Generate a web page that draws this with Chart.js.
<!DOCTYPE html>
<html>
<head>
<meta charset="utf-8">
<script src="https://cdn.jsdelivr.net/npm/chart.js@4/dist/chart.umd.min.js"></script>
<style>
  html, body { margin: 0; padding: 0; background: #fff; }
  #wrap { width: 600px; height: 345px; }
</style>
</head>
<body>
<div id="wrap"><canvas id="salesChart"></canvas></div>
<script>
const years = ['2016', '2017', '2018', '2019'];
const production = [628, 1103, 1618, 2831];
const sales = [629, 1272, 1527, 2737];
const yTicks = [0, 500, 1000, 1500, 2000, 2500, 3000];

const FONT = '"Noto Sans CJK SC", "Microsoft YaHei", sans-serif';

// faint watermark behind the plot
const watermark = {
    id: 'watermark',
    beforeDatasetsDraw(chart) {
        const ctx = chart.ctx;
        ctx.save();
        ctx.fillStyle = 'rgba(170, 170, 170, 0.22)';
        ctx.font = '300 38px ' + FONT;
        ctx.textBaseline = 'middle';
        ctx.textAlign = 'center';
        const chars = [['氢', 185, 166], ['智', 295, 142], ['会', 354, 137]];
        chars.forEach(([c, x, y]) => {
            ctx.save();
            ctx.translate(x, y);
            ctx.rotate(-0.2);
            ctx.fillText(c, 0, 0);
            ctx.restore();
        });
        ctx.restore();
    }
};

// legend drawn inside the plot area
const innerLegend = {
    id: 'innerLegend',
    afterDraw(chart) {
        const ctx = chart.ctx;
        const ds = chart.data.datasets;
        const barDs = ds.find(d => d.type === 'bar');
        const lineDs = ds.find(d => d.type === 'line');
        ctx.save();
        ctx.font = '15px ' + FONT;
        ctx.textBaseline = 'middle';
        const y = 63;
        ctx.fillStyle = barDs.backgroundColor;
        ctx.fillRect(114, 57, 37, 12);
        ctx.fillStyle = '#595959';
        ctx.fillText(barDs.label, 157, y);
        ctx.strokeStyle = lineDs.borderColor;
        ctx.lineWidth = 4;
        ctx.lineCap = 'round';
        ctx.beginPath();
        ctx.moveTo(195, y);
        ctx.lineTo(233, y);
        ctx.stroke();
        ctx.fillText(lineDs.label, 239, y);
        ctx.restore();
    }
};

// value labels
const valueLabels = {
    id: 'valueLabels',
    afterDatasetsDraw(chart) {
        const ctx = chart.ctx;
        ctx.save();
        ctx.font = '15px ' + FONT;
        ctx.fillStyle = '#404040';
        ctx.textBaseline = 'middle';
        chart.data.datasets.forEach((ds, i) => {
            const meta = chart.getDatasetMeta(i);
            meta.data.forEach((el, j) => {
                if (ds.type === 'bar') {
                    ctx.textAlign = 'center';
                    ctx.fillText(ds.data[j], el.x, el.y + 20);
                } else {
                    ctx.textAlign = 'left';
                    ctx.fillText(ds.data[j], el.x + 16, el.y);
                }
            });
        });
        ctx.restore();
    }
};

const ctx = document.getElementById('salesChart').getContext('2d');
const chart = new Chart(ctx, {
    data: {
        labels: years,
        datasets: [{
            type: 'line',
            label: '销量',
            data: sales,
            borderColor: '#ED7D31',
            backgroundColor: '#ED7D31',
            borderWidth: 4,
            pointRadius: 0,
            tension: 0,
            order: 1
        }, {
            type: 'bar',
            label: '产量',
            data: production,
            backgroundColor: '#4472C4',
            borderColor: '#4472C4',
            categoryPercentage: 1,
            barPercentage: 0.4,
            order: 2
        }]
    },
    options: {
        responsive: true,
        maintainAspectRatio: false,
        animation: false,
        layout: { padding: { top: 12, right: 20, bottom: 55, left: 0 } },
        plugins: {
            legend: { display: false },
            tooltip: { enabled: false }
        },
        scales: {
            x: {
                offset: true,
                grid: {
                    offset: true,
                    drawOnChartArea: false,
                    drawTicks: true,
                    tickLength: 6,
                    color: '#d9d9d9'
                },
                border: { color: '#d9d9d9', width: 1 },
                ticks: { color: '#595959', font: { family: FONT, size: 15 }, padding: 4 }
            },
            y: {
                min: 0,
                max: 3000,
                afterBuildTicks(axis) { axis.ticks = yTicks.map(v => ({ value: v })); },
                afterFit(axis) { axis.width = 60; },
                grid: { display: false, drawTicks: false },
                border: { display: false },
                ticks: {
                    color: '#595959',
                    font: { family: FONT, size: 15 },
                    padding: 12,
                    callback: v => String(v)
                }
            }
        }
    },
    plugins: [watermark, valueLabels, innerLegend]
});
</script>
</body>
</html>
★ ★ ★ ★
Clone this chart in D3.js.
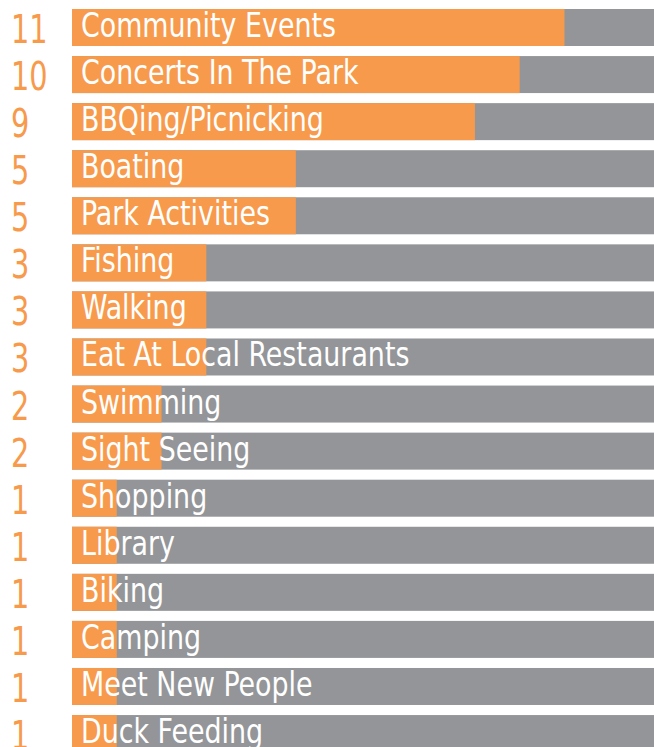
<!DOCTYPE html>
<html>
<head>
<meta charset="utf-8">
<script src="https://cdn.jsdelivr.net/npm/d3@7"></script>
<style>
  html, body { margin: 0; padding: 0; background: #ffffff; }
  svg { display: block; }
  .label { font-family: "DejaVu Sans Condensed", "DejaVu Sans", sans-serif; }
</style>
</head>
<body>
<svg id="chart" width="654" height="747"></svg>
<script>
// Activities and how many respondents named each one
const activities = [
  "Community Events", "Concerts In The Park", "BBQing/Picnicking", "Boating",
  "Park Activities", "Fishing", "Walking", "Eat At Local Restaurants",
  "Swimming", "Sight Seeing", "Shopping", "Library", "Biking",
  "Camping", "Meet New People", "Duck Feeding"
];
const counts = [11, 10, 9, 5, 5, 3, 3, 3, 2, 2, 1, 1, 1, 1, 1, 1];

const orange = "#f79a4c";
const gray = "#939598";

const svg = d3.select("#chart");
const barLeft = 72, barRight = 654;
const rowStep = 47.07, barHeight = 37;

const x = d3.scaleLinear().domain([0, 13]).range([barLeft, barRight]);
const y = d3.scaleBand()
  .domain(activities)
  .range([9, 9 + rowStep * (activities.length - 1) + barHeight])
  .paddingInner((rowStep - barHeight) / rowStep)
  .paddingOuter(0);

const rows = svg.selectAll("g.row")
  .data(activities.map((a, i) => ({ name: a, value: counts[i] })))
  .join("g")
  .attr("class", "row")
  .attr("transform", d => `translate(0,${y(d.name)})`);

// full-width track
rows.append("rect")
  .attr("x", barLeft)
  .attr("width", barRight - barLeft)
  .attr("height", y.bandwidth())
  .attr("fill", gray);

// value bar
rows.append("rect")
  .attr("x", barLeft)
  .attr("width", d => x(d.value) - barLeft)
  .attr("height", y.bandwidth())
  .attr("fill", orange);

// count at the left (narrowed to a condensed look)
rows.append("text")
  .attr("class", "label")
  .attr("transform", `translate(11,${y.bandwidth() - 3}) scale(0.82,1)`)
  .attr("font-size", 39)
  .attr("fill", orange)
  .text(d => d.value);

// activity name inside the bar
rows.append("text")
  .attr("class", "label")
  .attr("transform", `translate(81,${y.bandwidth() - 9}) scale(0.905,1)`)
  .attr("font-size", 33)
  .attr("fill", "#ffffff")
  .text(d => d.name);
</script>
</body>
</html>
★ ★ ★ ★
→ **WRITTEN INSTRUCTION**
Write out word for word the lines above that run from the one with "Clone this chart in D3.js." to the one with "const rowStep = 47.07, barHeight = 37;". Include both end lines; exclude the images.

→ **FULL OUTPUT**
Clone this chart in D3.js.
<!DOCTYPE html>
<html>
<head>
<meta charset="utf-8">
<script src="https://cdn.jsdelivr.net/npm/d3@7"></script>
<style>
  html, body { margin: 0; padding: 0; background: #ffffff; }
  svg { display: block; }
  .label { font-family: "DejaVu Sans Condensed", "DejaVu Sans", sans-serif; }
</style>
</head>
<body>
<svg id="chart" width="654" height="747"></svg>
<script>
// Activities and how many respondents named each one
const activities = [
  "Community Events", "Concerts In The Park", "BBQing/Picnicking", "Boating",
  "Park Activities", "Fishing", "Walking", "Eat At Local Restaurants",
  "Swimming", "Sight Seeing", "Shopping", "Library", "Biking",
  "Camping", "Meet New People", "Duck Feeding"
];
const counts = [11, 10, 9, 5, 5, 3, 3, 3, 2, 2, 1, 1, 1, 1, 1, 1];

const orange = "#f79a4c";
const gray = "#939598";

const svg = d3.select("#chart");
const barLeft = 72, barRight = 654;
const rowStep = 47.07, barHeight = 37;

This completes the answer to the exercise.